== TASK TO CARRY OUT ==
Reproduce the records below exactly, leaving out any pictures.

== INPUT RECORDS ==
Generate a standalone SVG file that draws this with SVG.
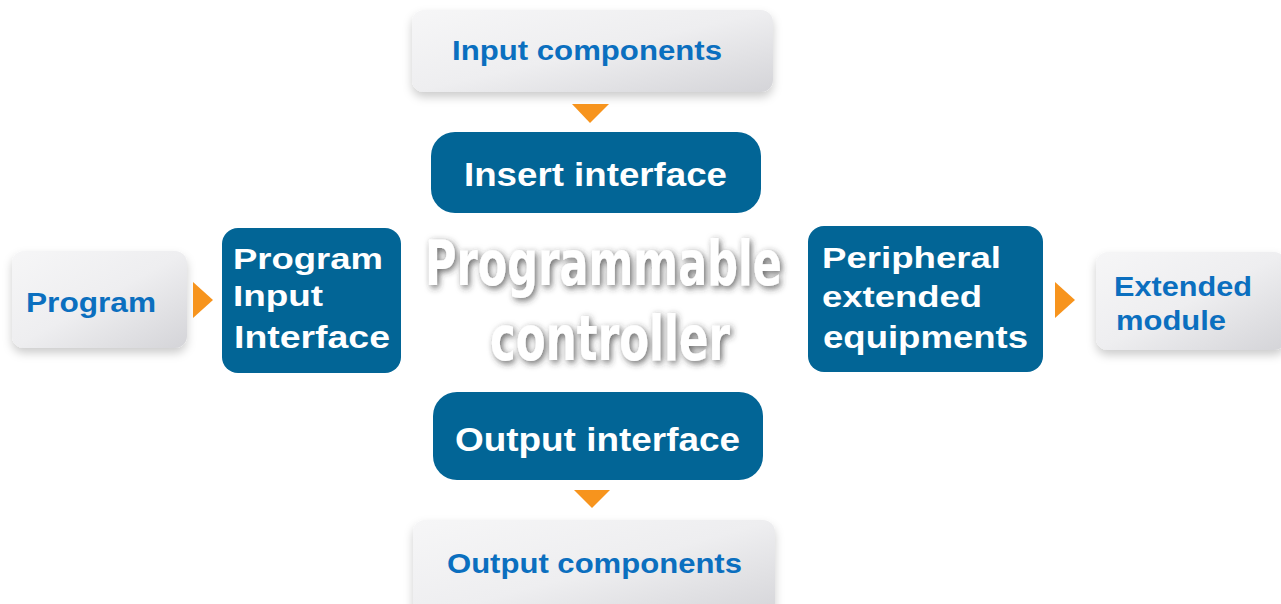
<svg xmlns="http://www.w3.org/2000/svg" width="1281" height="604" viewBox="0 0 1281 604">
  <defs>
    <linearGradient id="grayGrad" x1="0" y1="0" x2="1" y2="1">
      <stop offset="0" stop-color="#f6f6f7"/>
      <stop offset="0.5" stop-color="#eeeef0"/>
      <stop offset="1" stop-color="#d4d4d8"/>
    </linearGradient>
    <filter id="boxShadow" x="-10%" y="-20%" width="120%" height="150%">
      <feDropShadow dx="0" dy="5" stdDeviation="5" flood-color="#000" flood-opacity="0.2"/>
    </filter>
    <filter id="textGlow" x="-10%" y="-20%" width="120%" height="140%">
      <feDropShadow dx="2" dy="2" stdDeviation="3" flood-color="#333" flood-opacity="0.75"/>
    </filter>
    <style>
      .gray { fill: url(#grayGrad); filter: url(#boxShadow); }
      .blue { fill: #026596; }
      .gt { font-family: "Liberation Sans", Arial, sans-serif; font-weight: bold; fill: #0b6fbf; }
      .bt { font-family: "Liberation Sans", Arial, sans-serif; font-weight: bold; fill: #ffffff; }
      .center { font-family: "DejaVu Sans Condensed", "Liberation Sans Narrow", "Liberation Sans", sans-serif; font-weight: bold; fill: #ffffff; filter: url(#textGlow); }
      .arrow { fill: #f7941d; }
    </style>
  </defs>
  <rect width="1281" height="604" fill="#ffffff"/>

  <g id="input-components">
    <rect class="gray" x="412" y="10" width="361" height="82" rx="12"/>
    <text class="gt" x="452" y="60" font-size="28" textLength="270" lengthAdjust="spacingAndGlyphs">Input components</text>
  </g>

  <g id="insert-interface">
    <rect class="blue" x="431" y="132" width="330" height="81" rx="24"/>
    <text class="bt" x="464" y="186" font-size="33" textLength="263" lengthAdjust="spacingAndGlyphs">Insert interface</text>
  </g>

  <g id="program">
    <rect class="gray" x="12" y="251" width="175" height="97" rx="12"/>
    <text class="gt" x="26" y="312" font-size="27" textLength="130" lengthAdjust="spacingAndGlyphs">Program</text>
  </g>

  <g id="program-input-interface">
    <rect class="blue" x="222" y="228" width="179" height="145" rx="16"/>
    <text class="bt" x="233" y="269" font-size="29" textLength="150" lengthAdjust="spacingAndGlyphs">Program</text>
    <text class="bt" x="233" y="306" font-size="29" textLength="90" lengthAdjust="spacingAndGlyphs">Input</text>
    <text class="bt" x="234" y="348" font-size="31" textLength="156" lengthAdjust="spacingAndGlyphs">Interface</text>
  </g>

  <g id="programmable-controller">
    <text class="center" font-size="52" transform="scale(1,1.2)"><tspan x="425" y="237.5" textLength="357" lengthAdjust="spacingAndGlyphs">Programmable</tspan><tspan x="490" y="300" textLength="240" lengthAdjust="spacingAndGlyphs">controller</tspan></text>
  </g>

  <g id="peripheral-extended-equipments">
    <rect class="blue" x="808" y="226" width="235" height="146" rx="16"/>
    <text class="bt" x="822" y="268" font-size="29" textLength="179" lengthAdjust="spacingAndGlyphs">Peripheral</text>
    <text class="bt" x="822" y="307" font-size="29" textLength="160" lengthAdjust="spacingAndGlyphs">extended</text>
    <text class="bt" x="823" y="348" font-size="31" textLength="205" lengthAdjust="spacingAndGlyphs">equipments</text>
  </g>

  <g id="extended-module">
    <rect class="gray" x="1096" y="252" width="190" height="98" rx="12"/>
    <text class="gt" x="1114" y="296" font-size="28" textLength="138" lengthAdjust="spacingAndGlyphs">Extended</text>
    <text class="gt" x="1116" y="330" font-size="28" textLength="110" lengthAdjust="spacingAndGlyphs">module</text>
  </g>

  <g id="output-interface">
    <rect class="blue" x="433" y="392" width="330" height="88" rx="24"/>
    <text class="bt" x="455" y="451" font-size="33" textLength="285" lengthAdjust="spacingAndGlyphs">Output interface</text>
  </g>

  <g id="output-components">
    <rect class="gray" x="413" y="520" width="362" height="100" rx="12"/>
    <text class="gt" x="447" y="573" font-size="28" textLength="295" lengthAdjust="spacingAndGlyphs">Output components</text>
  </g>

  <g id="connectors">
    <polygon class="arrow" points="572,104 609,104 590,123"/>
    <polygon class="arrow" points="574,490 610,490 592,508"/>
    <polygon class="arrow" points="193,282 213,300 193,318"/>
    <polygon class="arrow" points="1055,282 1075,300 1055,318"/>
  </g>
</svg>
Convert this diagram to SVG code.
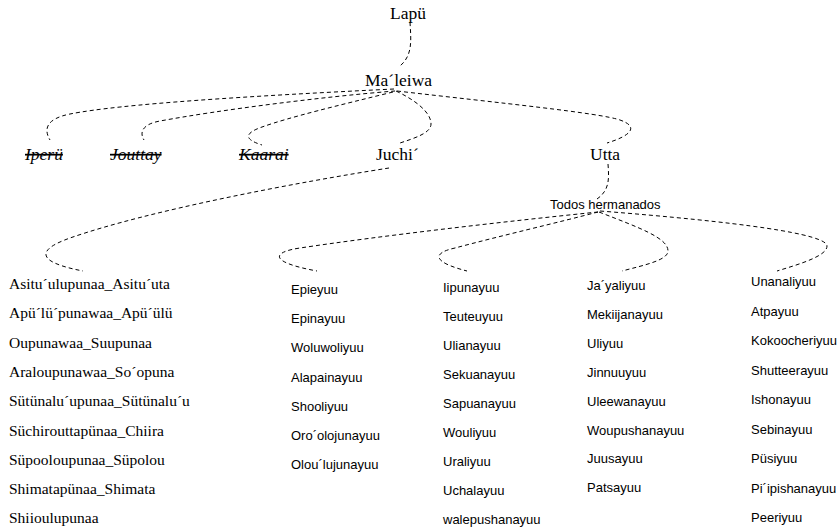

== RESULT FOR THIS EXERCISE ==
Generate a standalone SVG file that draws this with SVG.
<svg xmlns="http://www.w3.org/2000/svg" width="1281" height="604" viewBox="0 0 1281 604">
  <defs>
    <linearGradient id="grayGrad" x1="0" y1="0" x2="1" y2="1">
      <stop offset="0" stop-color="#f6f6f7"/>
      <stop offset="0.5" stop-color="#eeeef0"/>
      <stop offset="1" stop-color="#d4d4d8"/>
    </linearGradient>
    <filter id="boxShadow" x="-10%" y="-20%" width="120%" height="150%">
      <feDropShadow dx="0" dy="5" stdDeviation="5" flood-color="#000" flood-opacity="0.2"/>
    </filter>
    <filter id="textGlow" x="-10%" y="-20%" width="120%" height="140%">
      <feDropShadow dx="2" dy="2" stdDeviation="3" flood-color="#333" flood-opacity="0.75"/>
    </filter>
    <style>
      .gray { fill: url(#grayGrad); filter: url(#boxShadow); }
      .blue { fill: #026596; }
      .gt { font-family: "Liberation Sans", Arial, sans-serif; font-weight: bold; fill: #0b6fbf; }
      .bt { font-family: "Liberation Sans", Arial, sans-serif; font-weight: bold; fill: #ffffff; }
      .center { font-family: "DejaVu Sans Condensed", "Liberation Sans Narrow", "Liberation Sans", sans-serif; font-weight: bold; fill: #ffffff; filter: url(#textGlow); }
      .arrow { fill: #f7941d; }
    </style>
  </defs>
  <rect width="1281" height="604" fill="#ffffff"/>

  <g id="input-components">
    <rect class="gray" x="412" y="10" width="361" height="82" rx="12"/>
    <text class="gt" x="452" y="60" font-size="28" textLength="270" lengthAdjust="spacingAndGlyphs">Input components</text>
  </g>

  <g id="insert-interface">
    <rect class="blue" x="431" y="132" width="330" height="81" rx="24"/>
    <text class="bt" x="464" y="186" font-size="33" textLength="263" lengthAdjust="spacingAndGlyphs">Insert interface</text>
  </g>

  <g id="program">
    <rect class="gray" x="12" y="251" width="175" height="97" rx="12"/>
    <text class="gt" x="26" y="312" font-size="27" textLength="130" lengthAdjust="spacingAndGlyphs">Program</text>
  </g>

  <g id="program-input-interface">
    <rect class="blue" x="222" y="228" width="179" height="145" rx="16"/>
    <text class="bt" x="233" y="269" font-size="29" textLength="150" lengthAdjust="spacingAndGlyphs">Program</text>
    <text class="bt" x="233" y="306" font-size="29" textLength="90" lengthAdjust="spacingAndGlyphs">Input</text>
    <text class="bt" x="234" y="348" font-size="31" textLength="156" lengthAdjust="spacingAndGlyphs">Interface</text>
  </g>

  <g id="programmable-controller">
    <text class="center" font-size="52" transform="scale(1,1.2)"><tspan x="425" y="237.5" textLength="357" lengthAdjust="spacingAndGlyphs">Programmable</tspan><tspan x="490" y="300" textLength="240" lengthAdjust="spacingAndGlyphs">controller</tspan></text>
  </g>

  <g id="peripheral-extended-equipments">
    <rect class="blue" x="808" y="226" width="235" height="146" rx="16"/>
    <text class="bt" x="822" y="268" font-size="29" textLength="179" lengthAdjust="spacingAndGlyphs">Peripheral</text>
    <text class="bt" x="822" y="307" font-size="29" textLength="160" lengthAdjust="spacingAndGlyphs">extended</text>
    <text class="bt" x="823" y="348" font-size="31" textLength="205" lengthAdjust="spacingAndGlyphs">equipments</text>
  </g>

  <g id="extended-module">
    <rect class="gray" x="1096" y="252" width="190" height="98" rx="12"/>
    <text class="gt" x="1114" y="296" font-size="28" textLength="138" lengthAdjust="spacingAndGlyphs">Extended</text>
    <text class="gt" x="1116" y="330" font-size="28" textLength="110" lengthAdjust="spacingAndGlyphs">module</text>
  </g>

  <g id="output-interface">
    <rect class="blue" x="433" y="392" width="330" height="88" rx="24"/>
    <text class="bt" x="455" y="451" font-size="33" textLength="285" lengthAdjust="spacingAndGlyphs">Output interface</text>
  </g>

  <g id="output-components">
    <rect class="gray" x="413" y="520" width="362" height="100" rx="12"/>
    <text class="gt" x="447" y="573" font-size="28" textLength="295" lengthAdjust="spacingAndGlyphs">Output components</text>
  </g>

  <g id="connectors">
    <polygon class="arrow" points="572,104 609,104 590,123"/>
    <polygon class="arrow" points="574,490 610,490 592,508"/>
    <polygon class="arrow" points="193,282 213,300 193,318"/>
    <polygon class="arrow" points="1055,282 1075,300 1055,318"/>
  </g>
</svg>
Convert this diagram to SVG code.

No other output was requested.